╭─ DATA SHOWN

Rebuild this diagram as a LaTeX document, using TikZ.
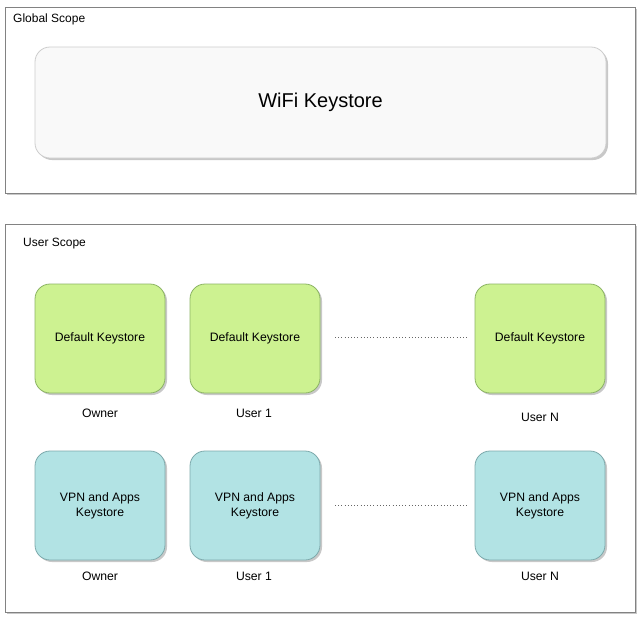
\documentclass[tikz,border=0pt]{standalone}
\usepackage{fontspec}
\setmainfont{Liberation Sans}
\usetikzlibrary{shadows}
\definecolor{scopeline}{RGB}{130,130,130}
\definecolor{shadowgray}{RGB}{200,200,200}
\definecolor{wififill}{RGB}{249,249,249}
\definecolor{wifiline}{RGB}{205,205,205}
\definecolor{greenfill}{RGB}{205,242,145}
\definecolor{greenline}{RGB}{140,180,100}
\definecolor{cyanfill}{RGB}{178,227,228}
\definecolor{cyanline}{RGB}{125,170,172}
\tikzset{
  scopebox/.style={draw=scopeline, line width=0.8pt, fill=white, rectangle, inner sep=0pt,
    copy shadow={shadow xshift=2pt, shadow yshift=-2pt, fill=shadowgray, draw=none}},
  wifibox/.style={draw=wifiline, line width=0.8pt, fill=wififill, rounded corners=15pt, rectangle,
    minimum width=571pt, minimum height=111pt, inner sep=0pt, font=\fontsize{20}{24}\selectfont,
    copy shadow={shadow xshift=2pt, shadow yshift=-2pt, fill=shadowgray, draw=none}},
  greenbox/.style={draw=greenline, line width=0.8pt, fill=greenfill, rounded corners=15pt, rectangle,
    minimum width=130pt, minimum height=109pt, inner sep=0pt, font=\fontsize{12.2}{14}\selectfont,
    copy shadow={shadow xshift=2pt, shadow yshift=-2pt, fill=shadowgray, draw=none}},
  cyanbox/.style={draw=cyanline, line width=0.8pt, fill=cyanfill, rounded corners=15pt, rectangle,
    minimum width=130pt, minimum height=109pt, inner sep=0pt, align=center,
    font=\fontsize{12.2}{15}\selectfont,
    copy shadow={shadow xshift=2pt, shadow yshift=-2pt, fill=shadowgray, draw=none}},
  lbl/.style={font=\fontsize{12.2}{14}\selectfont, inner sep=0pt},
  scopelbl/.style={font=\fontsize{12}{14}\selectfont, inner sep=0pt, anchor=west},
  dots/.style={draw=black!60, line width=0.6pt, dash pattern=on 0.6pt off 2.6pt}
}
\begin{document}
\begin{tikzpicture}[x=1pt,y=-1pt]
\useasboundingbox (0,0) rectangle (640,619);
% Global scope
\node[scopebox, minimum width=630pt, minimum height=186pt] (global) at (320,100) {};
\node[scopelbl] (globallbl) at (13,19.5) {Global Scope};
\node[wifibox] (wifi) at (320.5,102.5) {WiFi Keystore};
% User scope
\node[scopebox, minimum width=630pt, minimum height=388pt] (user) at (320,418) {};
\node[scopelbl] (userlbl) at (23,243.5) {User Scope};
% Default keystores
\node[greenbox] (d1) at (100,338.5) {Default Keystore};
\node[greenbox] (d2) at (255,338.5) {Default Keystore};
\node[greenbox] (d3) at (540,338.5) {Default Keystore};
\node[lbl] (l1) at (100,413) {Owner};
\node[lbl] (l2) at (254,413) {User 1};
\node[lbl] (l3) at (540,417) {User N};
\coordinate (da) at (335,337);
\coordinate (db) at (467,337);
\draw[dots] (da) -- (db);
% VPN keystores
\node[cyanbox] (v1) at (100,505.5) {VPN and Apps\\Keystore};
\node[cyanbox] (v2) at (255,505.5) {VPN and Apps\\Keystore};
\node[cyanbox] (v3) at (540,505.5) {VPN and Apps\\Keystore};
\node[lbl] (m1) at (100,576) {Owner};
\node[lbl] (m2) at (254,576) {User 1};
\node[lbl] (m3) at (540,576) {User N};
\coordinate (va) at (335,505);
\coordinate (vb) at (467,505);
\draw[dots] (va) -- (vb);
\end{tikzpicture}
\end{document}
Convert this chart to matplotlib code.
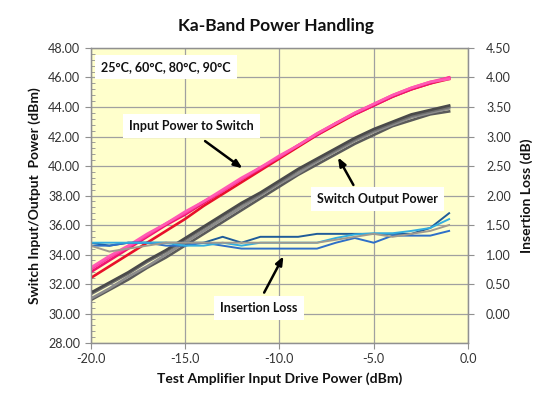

╰─

__WHAT YOU HAVE TO DO__. Count every line above that holds the word "this", and state the number and nothing more.

__THE ANSWER__. 2